Stevens finds a way to get the worst of both worlds, were such a thing to exist. It’s clear many of his sentiments are meant as jabs at pop culture, rather than an embrace of it, but sheltered under the title of The Ascension, the result is frankly just odd. Sure, Sufjan Stevens has always been one to experiment or tinker with wordplay—but for an album that carries so much rage and political sentiment, it is incredibly easy for the listener to get lost in obfuscated expressions of love and droning, glitchy instrumental passages that remind me of a slow work day on a Friday after not being able to sleep all night (not that I speak from experience). The Ascension at best leaves people guessing what Stevens is trying to say; at worst, it loses their attention completely.

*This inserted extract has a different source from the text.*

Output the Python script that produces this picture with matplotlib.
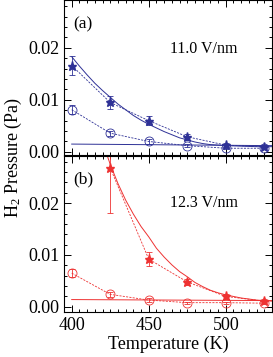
import numpy as np
import matplotlib
matplotlib.use("Agg")
from matplotlib import pyplot as plt
from matplotlib.ticker import MultipleLocator

plt.rcParams["font.family"] = ["Liberation Serif", "DejaVu Serif"]
plt.rcParams["mathtext.fontset"] = "custom"
plt.rcParams["mathtext.rm"] = "Liberation Serif"
plt.rcParams["mathtext.it"] = "Liberation Serif:italic"

# measured points
temps = [400, 425, 450, 475, 500, 525]

a_star = [0.0166, 0.0095, 0.0060, 0.0029, 0.0013, 0.0010]
a_star_err = [0.0019, 0.0012, 0.0009, 0.0006, 0.0004, 0.0003]
a_circ = [0.0081, 0.0036, 0.0020, 0.0012, 0.0007, 0.0007]
a_circ_err = [0.0009, 0.0005, 0.0004, 0.0003, 0.0002, 0.0002]

b_star_t = [425, 450, 475, 500, 525]
b_star = [0.0268, 0.0092, 0.0048, 0.0020, 0.0011]
b_star_err = [0.0087, 0.0013, 0.0006, 0.0005, 0.0003]
b_circ = [0.0065, 0.0024, 0.0013, 0.0008, 0.0008, 0.0007]
b_circ_err = [0.0008, 0.0005, 0.0004, 0.0002, 0.0002, 0.0002]

# fit curves
fit_t = [400, 405, 410, 415, 420, 425, 430, 435, 440, 445, 450, 455, 460,
         465, 470, 475, 480, 485, 490, 495, 500, 510, 520, 530]
a_fit = [0.0183, 0.0165, 0.0148, 0.0132, 0.0118, 0.0105, 0.0092, 0.0081,
         0.0070, 0.0061, 0.0053, 0.0046, 0.0039, 0.0033, 0.0027, 0.0023,
         0.0019, 0.0016, 0.0014, 0.0013, 0.0012, 0.0011, 0.0010, 0.0010]
fit_tb = [420, 425, 430, 435, 440, 445, 450, 455, 460, 465, 470, 475, 480,
          485, 490, 495, 500, 505, 510, 515, 520, 525, 530]
b_fit = [0.0318, 0.0275, 0.0238, 0.0206, 0.0179, 0.0155, 0.0135, 0.0113,
         0.0096, 0.0081, 0.0068, 0.0058, 0.0047, 0.0039, 0.0032, 0.0027,
         0.0023, 0.0020, 0.0017, 0.0015, 0.0013, 0.0012, 0.0011]

# flat baseline lines
base_t = [400, 530]
a_base = [0.0015, 0.0012]
b_base = [0.0014, 0.0012]

blue = "#2e3196"
red = "#ee3232"

fig = plt.figure(figsize=(2.73, 3.57), dpi=100)
ax1 = fig.add_axes([64 / 273, 1 - 155 / 357, 208 / 273, 155 / 357])
ax2 = fig.add_axes([64 / 273, 1 - 312 / 357, 208 / 273, 156.5 / 357])


def panel(ax, color, st, s, se, c, ce, ft, f, b):
    ax.plot(ft, f, "-", color=color, lw=0.7)
    ax.plot(base_t, b, "-", color=color, lw=0.7)
    ax.errorbar(st, s, yerr=se, fmt="*", ls="--", color=color, ms=6.5,
                lw=0.6, elinewidth=0.6, capsize=2, capthick=0.6, dashes=(2.5, 1.5))
    ax.errorbar(temps, c, yerr=ce, fmt="o", ls="--", color=color, ms=6.5,
                mfc="none", mew=0.6, lw=0.6, elinewidth=0.6, capsize=2,
                capthick=0.6, dashes=(2.5, 1.5))
    ax.set_xlim(395, 530)
    ax.xaxis.set_major_locator(MultipleLocator(50))
    ax.xaxis.set_minor_locator(MultipleLocator(5))
    ax.yaxis.set_major_locator(MultipleLocator(0.01))
    ax.yaxis.set_minor_locator(MultipleLocator(0.002))
    ax.tick_params(which="both", direction="in", top=True, right=True,
                   labelsize=13, width=0.7)
    ax.tick_params(which="major", length=5)
    ax.tick_params(which="minor", length=2.5)
    ax.yaxis.set_major_formatter(plt.FormatStrFormatter("%.2f"))
    for sp in ax.spines.values():
        sp.set_linewidth(0.8)


panel(ax1, blue, temps, a_star, a_star_err, a_circ, a_circ_err, fit_t, a_fit, a_base)
panel(ax2, red, b_star_t, b_star, b_star_err, b_circ, b_circ_err, fit_tb, b_fit, b_base)

ax1.set_ylim(-0.0006, 0.0292)
ax2.set_ylim(-0.001, 0.0292)
ax1.tick_params(labelbottom=False)

ax1.text(0.043, 0.845, "(a)", transform=ax1.transAxes, fontsize=12.5, va="center")
ax1.text(0.51, 0.684, "11.0 V/nm", transform=ax1.transAxes, fontsize=11.5, va="center")
ax2.text(0.043, 0.85, "(b)", transform=ax2.transAxes, fontsize=12.5, va="center")
ax2.text(0.51, 0.697, "12.3 V/nm", transform=ax2.transAxes, fontsize=11.5, va="center")

ax2.set_xlabel("Temperature (K)", fontsize=13, labelpad=1)
fig.text(0.05, 1 - 157 / 357, "H$_2$ Pressure (Pa)", rotation=90, fontsize=13,
         ha="center", va="center")

fig.savefig("out.png", dpi=100)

I am the first to defend the album format, and I certainly think we lose narrative in EPs and singles. But at the same time, The Ascension is a demanding listen. It’s an astonishing 80 minutes of hit-and-miss tracks. It’s a large time commitment to spend listening to an album, especially one that does not make this process easy. And the average listener will more than likely pick out a few songs to focus on and discard the rest. It is simply too unbalanced and too long to be enjoyed in its entirety. This is a sad reality for such a large body of work, but it’s the truth.

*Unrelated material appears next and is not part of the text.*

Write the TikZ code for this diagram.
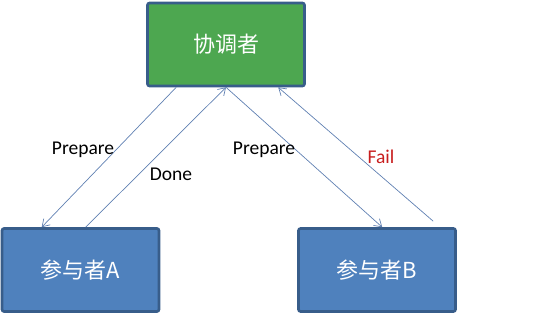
\documentclass[tikz,border=0pt]{standalone}
\usepackage{fontspec}
\setmainfont{Carlito}
\newfontfamily\cjk{Noto Sans CJK SC}
\usetikzlibrary{positioning,calc}
\usetikzlibrary{arrows.meta}
\definecolor{CoordGreen}{RGB}{77,167,80}
\definecolor{PartBlue}{RGB}{79,129,189}
\definecolor{EdgeNavy}{RGB}{56,93,138}
\definecolor{MsgBlue}{RGB}{96,128,178}
\definecolor{FailRed}{RGB}{200,30,30}
\tikzset{
  box/.style={draw=EdgeNavy,line width=2.6pt,rounded corners=2pt,
    minimum width=157pt,minimum height=83pt,text=white,font=\cjk\fontsize{22}{25}\selectfont},
  msg/.style={draw=MsgBlue,line width=0.7pt,-{Straight Barb[length=7pt,width=9pt]}},
  lbl/.style={font=\fontsize{19.5}{22}\selectfont,text=black},
}
\begin{document}
\begin{tikzpicture}[x=1pt,y=-1pt]
\useasboundingbox (0,0) rectangle (533,315);
\node[box,fill=CoordGreen] (coord) at (226,44.5) {协调者};
\node[box,fill=PartBlue] (pA) at (80.5,270) {参与者A};
\node[box,fill=PartBlue] (pB) at (377,270) {参与者B};
\draw[msg] ([xshift=30pt]coord.south west) -- ([xshift=41pt]pA.north west);
\draw[msg] ([xshift=85pt]pA.north west) -- (coord.south);
\draw[msg] (coord.south) -- ([xshift=85pt]pB.north west);
\draw[msg] ([xshift=136pt,yshift=6pt]pB.north west) -- ([xshift=132pt]coord.south west);
\node[lbl] (prepA) at (83,150) {Prepare};
\node[lbl] (done) at (171,174) {Done};
\node[lbl] (prepB) at (264,150) {Prepare};
\node[lbl,text=FailRed] (fail) at (381,157) {Fail};
\end{tikzpicture}
\end{document}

The Ascension is decidedly uncommercial, even in spite of Stevens’ growing fanbase. But even in his rejection of the mainstream, lines like “Come on baby, give me some sugar,” “I wanna love you,” and “Come run away with me” serve as straightforward pop sentiments. It doesn’t have enough mainstream appeal, but it’s perhaps a bit too lyrically-lacking to feel “high art.” Instead, it’s over an hour of some strange digitized identity crisis that will wear you out quickly. It’s this lack of identity that makes it challenging to decide how listeners should respond to these tracks.

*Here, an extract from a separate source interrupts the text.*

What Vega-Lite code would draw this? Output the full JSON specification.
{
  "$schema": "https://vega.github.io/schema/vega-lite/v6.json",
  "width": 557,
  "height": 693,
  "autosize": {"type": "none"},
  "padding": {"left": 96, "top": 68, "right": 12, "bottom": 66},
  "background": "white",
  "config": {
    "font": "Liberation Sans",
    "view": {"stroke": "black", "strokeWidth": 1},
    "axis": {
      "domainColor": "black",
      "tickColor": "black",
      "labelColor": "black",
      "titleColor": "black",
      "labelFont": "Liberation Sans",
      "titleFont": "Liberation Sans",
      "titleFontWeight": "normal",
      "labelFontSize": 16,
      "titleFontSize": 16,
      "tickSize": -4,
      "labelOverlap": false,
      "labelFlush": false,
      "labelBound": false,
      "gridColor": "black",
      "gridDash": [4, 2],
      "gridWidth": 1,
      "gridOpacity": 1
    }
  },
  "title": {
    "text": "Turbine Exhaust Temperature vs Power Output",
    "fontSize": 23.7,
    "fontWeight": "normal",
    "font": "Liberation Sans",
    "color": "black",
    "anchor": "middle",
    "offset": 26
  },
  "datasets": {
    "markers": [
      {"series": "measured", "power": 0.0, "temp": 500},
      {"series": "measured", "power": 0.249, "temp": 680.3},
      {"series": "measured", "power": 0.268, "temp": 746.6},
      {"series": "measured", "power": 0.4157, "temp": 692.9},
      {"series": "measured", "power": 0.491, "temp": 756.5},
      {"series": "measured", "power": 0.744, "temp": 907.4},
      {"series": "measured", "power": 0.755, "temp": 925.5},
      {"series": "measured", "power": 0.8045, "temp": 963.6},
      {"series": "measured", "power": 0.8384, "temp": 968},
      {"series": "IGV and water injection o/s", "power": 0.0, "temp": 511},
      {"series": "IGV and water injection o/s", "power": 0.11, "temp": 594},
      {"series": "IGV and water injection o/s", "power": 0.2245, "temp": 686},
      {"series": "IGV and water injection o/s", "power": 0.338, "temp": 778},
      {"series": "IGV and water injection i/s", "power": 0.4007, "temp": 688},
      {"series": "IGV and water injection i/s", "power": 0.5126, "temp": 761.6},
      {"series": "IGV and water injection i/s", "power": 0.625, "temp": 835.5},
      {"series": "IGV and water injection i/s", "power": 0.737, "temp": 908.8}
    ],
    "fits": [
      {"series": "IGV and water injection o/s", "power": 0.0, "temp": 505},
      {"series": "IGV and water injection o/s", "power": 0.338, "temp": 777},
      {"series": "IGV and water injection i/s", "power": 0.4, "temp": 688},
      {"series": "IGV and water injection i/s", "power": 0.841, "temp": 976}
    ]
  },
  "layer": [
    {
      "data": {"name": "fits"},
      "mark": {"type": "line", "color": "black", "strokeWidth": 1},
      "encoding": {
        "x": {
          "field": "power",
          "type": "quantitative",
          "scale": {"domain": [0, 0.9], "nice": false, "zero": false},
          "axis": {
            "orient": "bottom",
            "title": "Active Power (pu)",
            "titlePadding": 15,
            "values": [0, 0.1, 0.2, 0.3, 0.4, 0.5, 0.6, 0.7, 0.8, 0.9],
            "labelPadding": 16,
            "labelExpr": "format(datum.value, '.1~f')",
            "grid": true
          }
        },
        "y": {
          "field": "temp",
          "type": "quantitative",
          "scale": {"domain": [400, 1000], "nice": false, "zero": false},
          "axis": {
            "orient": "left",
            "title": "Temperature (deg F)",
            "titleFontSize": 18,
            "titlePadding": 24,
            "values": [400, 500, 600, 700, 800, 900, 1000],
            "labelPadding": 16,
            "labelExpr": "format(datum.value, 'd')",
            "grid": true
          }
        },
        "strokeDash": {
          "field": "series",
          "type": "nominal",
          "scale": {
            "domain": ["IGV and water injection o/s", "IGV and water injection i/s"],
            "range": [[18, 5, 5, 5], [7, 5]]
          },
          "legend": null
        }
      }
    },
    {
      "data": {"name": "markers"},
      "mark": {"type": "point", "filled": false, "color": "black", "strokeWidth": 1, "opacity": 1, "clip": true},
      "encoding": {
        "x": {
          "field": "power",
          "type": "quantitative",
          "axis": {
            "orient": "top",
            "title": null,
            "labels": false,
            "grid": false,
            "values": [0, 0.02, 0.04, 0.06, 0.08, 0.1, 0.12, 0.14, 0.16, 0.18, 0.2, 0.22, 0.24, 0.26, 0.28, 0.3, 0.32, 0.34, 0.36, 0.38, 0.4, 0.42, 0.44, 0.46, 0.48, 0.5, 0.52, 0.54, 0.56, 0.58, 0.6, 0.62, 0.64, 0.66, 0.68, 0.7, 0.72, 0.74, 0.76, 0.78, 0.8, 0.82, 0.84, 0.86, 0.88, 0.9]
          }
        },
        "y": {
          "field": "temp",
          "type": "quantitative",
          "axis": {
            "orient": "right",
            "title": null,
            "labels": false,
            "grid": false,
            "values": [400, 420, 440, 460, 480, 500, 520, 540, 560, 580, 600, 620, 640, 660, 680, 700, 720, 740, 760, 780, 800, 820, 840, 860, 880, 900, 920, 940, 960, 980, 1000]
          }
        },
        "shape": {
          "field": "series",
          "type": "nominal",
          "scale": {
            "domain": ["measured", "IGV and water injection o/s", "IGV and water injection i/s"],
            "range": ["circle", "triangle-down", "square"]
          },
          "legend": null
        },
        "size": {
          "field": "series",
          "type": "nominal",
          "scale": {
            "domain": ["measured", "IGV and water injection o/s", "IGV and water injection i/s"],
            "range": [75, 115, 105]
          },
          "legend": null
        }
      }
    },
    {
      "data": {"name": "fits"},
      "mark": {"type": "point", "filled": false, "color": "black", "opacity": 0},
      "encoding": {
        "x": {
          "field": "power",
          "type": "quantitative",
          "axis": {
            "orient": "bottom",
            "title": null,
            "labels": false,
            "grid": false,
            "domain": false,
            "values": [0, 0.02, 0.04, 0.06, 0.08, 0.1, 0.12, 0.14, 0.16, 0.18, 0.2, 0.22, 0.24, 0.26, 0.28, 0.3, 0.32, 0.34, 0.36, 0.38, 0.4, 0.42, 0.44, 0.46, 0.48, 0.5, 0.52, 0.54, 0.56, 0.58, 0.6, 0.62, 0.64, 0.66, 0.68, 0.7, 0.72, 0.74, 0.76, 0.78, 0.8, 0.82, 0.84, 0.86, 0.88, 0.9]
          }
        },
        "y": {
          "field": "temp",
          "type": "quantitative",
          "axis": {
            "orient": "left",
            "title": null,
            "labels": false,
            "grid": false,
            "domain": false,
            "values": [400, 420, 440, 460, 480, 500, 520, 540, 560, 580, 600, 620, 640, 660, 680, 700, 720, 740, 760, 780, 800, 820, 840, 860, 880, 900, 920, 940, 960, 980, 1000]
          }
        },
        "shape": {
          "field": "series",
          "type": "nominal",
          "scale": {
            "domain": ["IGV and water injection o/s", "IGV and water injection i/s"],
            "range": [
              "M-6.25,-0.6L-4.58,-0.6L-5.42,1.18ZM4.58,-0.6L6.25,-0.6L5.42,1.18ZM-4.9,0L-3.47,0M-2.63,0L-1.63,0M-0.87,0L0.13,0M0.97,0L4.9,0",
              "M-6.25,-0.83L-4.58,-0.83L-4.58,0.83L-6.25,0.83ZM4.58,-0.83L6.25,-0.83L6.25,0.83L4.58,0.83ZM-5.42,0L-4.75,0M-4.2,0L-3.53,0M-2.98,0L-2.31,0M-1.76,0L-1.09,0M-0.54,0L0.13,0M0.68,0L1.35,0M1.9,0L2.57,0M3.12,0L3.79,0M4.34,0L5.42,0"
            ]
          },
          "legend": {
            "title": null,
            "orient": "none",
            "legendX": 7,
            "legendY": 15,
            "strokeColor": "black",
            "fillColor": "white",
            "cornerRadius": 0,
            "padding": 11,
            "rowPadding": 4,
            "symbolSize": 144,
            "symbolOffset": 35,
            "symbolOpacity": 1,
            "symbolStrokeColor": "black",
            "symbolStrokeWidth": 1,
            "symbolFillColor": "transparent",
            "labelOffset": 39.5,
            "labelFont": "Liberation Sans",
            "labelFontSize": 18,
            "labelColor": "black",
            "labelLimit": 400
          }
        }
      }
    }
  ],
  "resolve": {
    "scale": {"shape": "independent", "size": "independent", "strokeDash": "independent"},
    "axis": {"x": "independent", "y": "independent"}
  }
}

That’s not to say every moment is a nuisance; indeed, “Video Game,” “Sugar,” and “America” were all solid singles. “Ursa Major” and the industrial-influenced “Death Star” are noteworthy as well. The album’s biggest grievance is how Stevens manages to talk a lot while arguably saying little. Carrie & Lowell was intimate; you could see yourself at the bedside of his dying mother and feel the ache of grief as he reminds us “We’re all gonna die.” But here, it’s hard to know what to feel or think. And while I fully support artists who play off subtlety, there is just enough specificity here that it feels like we’re supposed to grasp something.
The Ascension is a lofty album with lofty ambitions and a lofty title. It is an album, arguably, with a purpose. But somewhere in its many twists and turns, its quips and one-liners, Sufjan Stevens’ message becomes victim to the very culture he is trying to defy. It’s a would-be magnum opus were the songs a bit more balanced and the mood a bit less tranquilizing. But despite its flaws, a few of the tracks are instant classics in the Sufjan Stevens catalog. “America” is looming and epic in particular. The album just tends to lack a singular identity across its fifteen tracks. And while that’s an understandable challenge, it’s bound to segment listeners into fans of individual tracks rather than marathon runs through the album as a whole.
Founder’s 2 Cents: Sufjan has released an album with a lot and a little going on at the same time. Overall, I found it to be an enjoyable listen, albeit a bit of a one trick pony. It feels like a natural, sadder follow up to The Age of Adz. This is an album that will have longevity for me but only work for me when the mood strikes. The mood for this album will hit me more often than Carrie & Lowell, but the payoff is greater for the latter. “Video Game” is a bop though.